Faced by angry protests about another black death after police contact, the authorities in Charlotte fell back on the same response we’ve seen time and again: declare a state of emergency, deploy the national guard, fire tear gas and rubber bullets at demonstrators.

This meshes with a couple of themes that have persistently surfaced in my interviews. Firstly, the police do not routinely use de-escalation to establish order. Instead, they use force – a perverse method, given that it was the use of force that provoked disorder in the first place.

Secondly, the police effectively operate as a paramilitary force. Police theoretically have a range of options when faced with confrontations, starting from communication, then running through containment, the use of pepper spray, batons and/or tasers all the way up to using guns. And yet the use of force, including lethal force, is often their first choice – which leaves them with nothing up their sleeve.

Guns should be weapons of last resort, but they are too often used as the primary tools of law enforcement.
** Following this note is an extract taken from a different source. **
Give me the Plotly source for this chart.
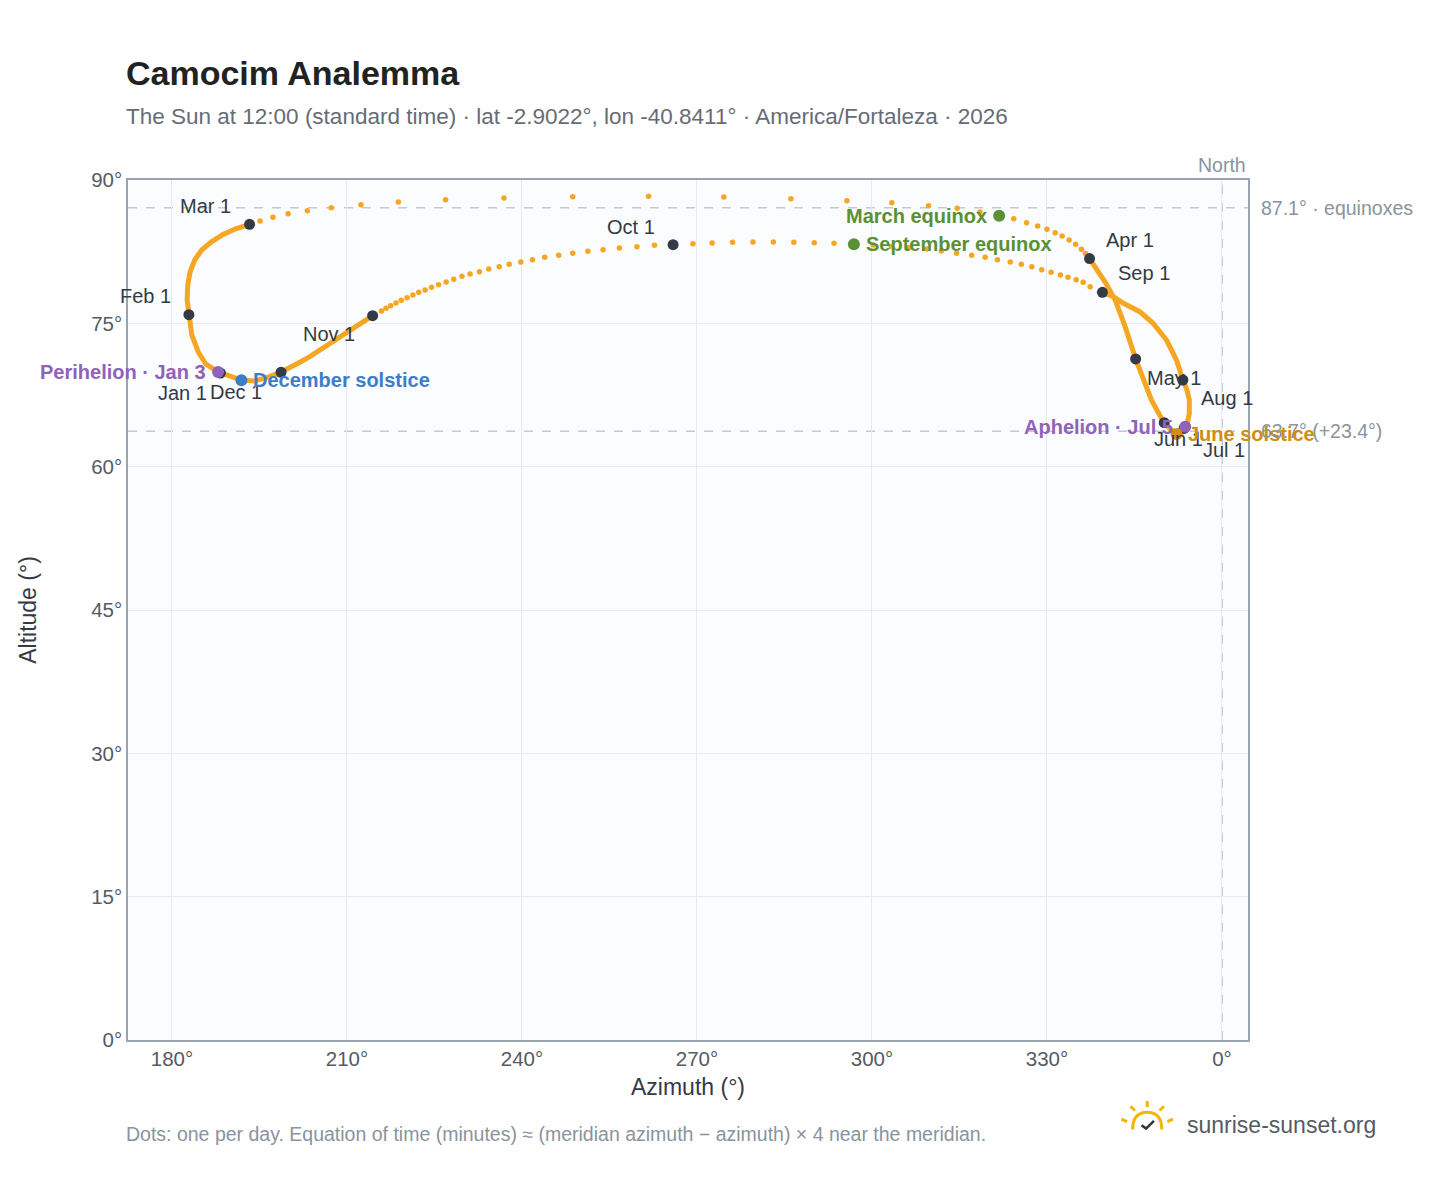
import plotly.graph_objects as go

# sparse daily dots (sun moves fast near zenith) - azimuth / altitude in degrees
mar_az = [195.1, 197.3, 199.9, 203.2, 207.3, 212.4, 218.8, 226.9, 236.9, 248.7, 261.7, 274.6,
          286.1, 295.7, 303.4, 309.7, 314.6, 318.5, 321.8, 324.3, 326.5, 328.4, 330.0, 331.4,
          332.6, 333.8, 334.9, 335.9, 336.6]
mar_alt = [85.71, 86.10, 86.47, 86.78, 87.10, 87.41, 87.69, 87.94, 88.12, 88.25, 88.29, 88.22,
           88.04, 87.83, 87.62, 87.31, 87.04, 86.65, 86.26, 85.95, 85.53, 85.18, 84.84, 84.48,
           84.14, 83.72, 83.27, 82.75, 82.31]
sep_az = [337.4, 336.2, 335.0, 333.6, 332.3, 330.7, 329.1, 327.4, 325.6, 323.7, 321.5, 319.4,
          317.1, 314.5, 311.9, 309.4, 306.3, 303.3, 300.2, 296.9, 293.5, 290.1, 286.6, 283.1,
          279.6, 276.1, 272.6, 269.3, 265.9, 262.7, 259.7, 256.7, 253.9, 251.3, 248.7, 246.3,
          243.9, 241.8, 239.8, 237.8, 236.1, 234.3, 232.7, 231.1, 229.7, 228.3, 227.0, 225.7,
          224.5, 223.4, 222.3, 221.3, 220.3, 219.3, 218.4, 217.5, 216.7, 215.9]
sep_alt = [78.84, 79.30, 79.55, 79.82, 80.06, 80.34, 80.61, 80.93, 81.18, 81.42, 81.66, 81.91,
           82.12, 82.33, 82.57, 82.78, 82.91, 83.04, 83.20, 83.27, 83.38, 83.44, 83.48, 83.51,
           83.51, 83.48, 83.41, 83.33, 83.23, 83.17, 83.02, 82.88, 82.71, 82.54, 82.33, 82.12,
           81.91, 81.66, 81.42, 81.18, 80.93, 80.69, 80.40, 80.16, 79.92, 79.61, 79.33, 79.04,
           78.77, 78.49, 78.25, 77.97, 77.68, 77.41, 77.13, 76.84, 76.57, 76.29]

# dense parts of the figure-eight (dots overlap into a line)
winter_az = [214.4, 212.3, 210.2, 207.8, 205.4, 203.7, 202.0, 200.3, 198.7, 196.5, 194.1, 191.9,
             189.6, 187.9, 185.8, 184.5, 183.4, 182.9, 182.6, 182.7, 183.1, 183.9, 185.1, 186.7,
             188.6, 190.8, 193.3]
winter_alt = [75.80, 74.95, 74.10, 73.15, 72.20, 71.55, 70.95, 70.40, 69.90, 69.38, 68.96, 69.07,
              69.49, 69.91, 70.74, 72.00, 73.78, 75.90, 77.44, 79.01, 80.37, 81.63, 82.67, 83.51,
              84.24, 84.87, 85.36]
summer_az = [337.3, 338.5, 340.1, 341.7, 343.4, 345.2, 346.5, 347.9, 349.3, 350.1, 351.1, 352.3,
             353.3, 354.0, 354.4, 354.4, 354.0, 353.3, 352.2, 350.5, 348.2, 345.9, 343.1, 341.4, 339.5]
summer_alt = [81.78, 80.76, 79.19, 77.44, 74.65, 71.27, 69.07, 66.98, 65.41, 64.60, 63.94, 63.47,
              63.63, 64.36, 65.62, 66.98, 68.03, 69.07, 71.16, 73.25, 75.00, 76.22, 77.10, 77.79, 78.25]

months = ['Jan 1', 'Feb 1', 'Mar 1', 'Apr 1', 'May 1', 'Jun 1', 'Jul 1', 'Aug 1', 'Sep 1',
          'Oct 1', 'Nov 1', 'Dec 1']
month_az = [188.3, 182.9, 193.3, 337.3, 345.2, 350.1, 353.5, 353.3, 339.5, 265.9, 214.4, 198.7]
month_alt = [69.8, 75.9, 85.36, 81.78, 71.27, 64.6, 64.0, 69.07, 78.25, 83.23, 75.8, 69.88]
month_shift = [(-38, -20), (-43, 19), (-44, 18), (40, 19), (38, -19), (14, -16), (40, -22),
               (44, -18), (42, 19), (-42, 18), (-44, -18), (-45, -20)]

events = ['Perihelion · Jan 3', 'December solstice', 'March equinox', 'September equinox',
          'Aphelion · Jul 5', 'June solstice']
event_az = [187.9, 191.9, 321.8, 296.9, 353.7, 352.2]
event_alt = [69.91, 69.05, 86.26, 83.27, 64.18, 63.42]
event_color = ['#8e63b8', '#3d7cc9', '#5b9035', '#5b9035', '#8e63b8', '#d18e10']
event_side = ['left', 'right', 'left', 'right', 'left', 'right']

ORANGE = '#f5a623'
DARK = '#343a46'

fig = go.Figure()
for xs, ys in [(winter_az, winter_alt), (summer_az, summer_alt)]:
    fig.add_trace(go.Scatter(x=xs, y=ys, mode='lines', line=dict(color=ORANGE, width=5),
                             hoverinfo='skip'))
for xs, ys in [(mar_az, mar_alt), (sep_az, sep_alt)]:
    fig.add_trace(go.Scatter(x=xs, y=ys, mode='markers', marker=dict(color=ORANGE, size=5.5),
                             hoverinfo='skip'))
fig.add_trace(go.Scatter(x=month_az, y=month_alt, mode='markers', text=months,
                         marker=dict(color=DARK, size=11)))
fig.add_trace(go.Scatter(x=event_az, y=event_alt, mode='markers', text=events,
                         marker=dict(color=event_color, size=12)))

for m, x, y, (dx, dy) in zip(months, month_az, month_alt, month_shift):
    fig.add_annotation(x=x, y=y, text=m, showarrow=False, xshift=dx, yshift=dy,
                       font=dict(size=20, color='#333a44'))
for e, x, y, c, s in zip(events, event_az, event_alt, event_color, event_side):
    fig.add_annotation(x=x, y=y, text=f'<b>{e}</b>', showarrow=False,
                       xanchor='right' if s == 'left' else 'left',
                       xshift=-10 if s == 'left' else 10, font=dict(size=20, color=c))

for lvl, lab in [(87.1, '87.1° · equinoxes'), (63.7, '63.7° (+23.4°)')]:
    fig.add_hline(y=lvl, line=dict(color='#c3cad3', width=1.5, dash='dash'), layer='below')
    fig.add_annotation(x=1.01, xref='paper', y=lvl, text=lab, showarrow=False, xanchor='left',
                       font=dict(size=19.5, color='#8a939e'))
fig.add_vline(x=360, line=dict(color='#b8c0ca', width=1.5, dash='dash'), layer='below')
fig.add_annotation(x=360, y=1.0, yref='paper', text='North', showarrow=False, yanchor='bottom',
                   yshift=2, font=dict(size=19.5, color='#8a939e'))

fig.add_annotation(x=0, xref='paper', y=1.124, yref='paper', xanchor='left', yanchor='middle',
                   text='<b>Camocim Analemma</b>', showarrow=False, font=dict(size=34, color='#222'),
                   xshift=-4)
fig.add_annotation(x=0, xref='paper', y=1.074, yref='paper', xanchor='left', yanchor='middle',
                   text='The Sun at 12:00 (standard time) · lat -2.9022°, lon -40.8411° · America/Fortaleza · 2026',
                   showarrow=False, font=dict(size=22.5, color='#666c75'), xshift=-4)
fig.add_annotation(x=0, xref='paper', y=-0.109, yref='paper', xanchor='left', yanchor='middle',
                   text='Dots: one per day. Equation of time (minutes) ≈ (meridian azimuth − azimuth) × 4 near the meridian.',
                   showarrow=False, font=dict(size=19.5, color='#8a939e'), xshift=-4)
fig.add_annotation(x=1.116, xref='paper', y=-0.099, yref='paper', xanchor='right', yanchor='middle',
                   text='sunrise-sunset.org', showarrow=False, font=dict(size=23, color='#555b63'))
# little sun logo
fig.add_shape(type='path', xref='paper', yref='paper',
              path='M 0.897 -0.104 Q 0.897 -0.084 0.910 -0.084 Q 0.923 -0.084 0.923 -0.104',
              line=dict(color='#f4b400', width=3))
fig.add_shape(type='path', xref='paper', yref='paper',
              path='M 0.905 -0.099 L 0.909 -0.103 L 0.916 -0.094', line=dict(color='#333', width=2.5))
for x0, y0, x1, y1 in [(0.910, -0.078, 0.910, -0.071), (0.899, -0.082, 0.895, -0.077),
                       (0.921, -0.082, 0.925, -0.077), (0.892, -0.095, 0.887, -0.092),
                       (0.928, -0.095, 0.933, -0.092)]:
    fig.add_shape(type='line', xref='paper', yref='paper', x0=x0, y0=y0, x1=x1, y1=y1,
                  line=dict(color='#f4b400', width=3))

fig.update_layout(
    width=1448, height=1188, showlegend=False,
    paper_bgcolor='white', plot_bgcolor='#fafcfe',
    margin=dict(l=120, r=208, t=172, b=156),
    font=dict(family='Liberation Sans, Arial, sans-serif'),
    xaxis=dict(range=[172.46, 364.46], tickvals=[180, 210, 240, 270, 300, 330, 360],
               ticktext=['180°', '210°', '240°', '270°', '300°', '330°', '0°'],
               showgrid=True, gridcolor='#e6eaf0', zeroline=False, showline=True, mirror=True,
               linecolor='#9aa4b0', linewidth=1.5, ticks='', tickfont=dict(size=20.5, color='#555b63'),
               title=dict(text='Azimuth (°)', font=dict(size=23, color='#333a44'), standoff=10)),
    yaxis=dict(range=[0, 90], tickvals=[0, 15, 30, 45, 60, 75, 90],
               ticktext=['0°', '15°', '30°', '45°', '60°', '75°', '90°'],
               showgrid=True, gridcolor='#e6eaf0', zeroline=False, showline=True, mirror=True,
               linecolor='#9aa4b0', linewidth=1.5, ticks='', tickfont=dict(size=20.5, color='#555b63'),
               title=dict(text='Altitude (°)', font=dict(size=23, color='#333a44'), standoff=48)),
)

fig.write_html('out.html')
It’s not in the least surprising that there is public outrage about these shootings given the frequency with which they occur and the racial dimension involved.

In the end, violence begets violence, and it’s hard to foresee when the cycle might be broken. These deaths are reported as “tragedies”, but the real tragedy is that society still fails to grapple with the conduct of police, the way they use their guns – and the effects of racism.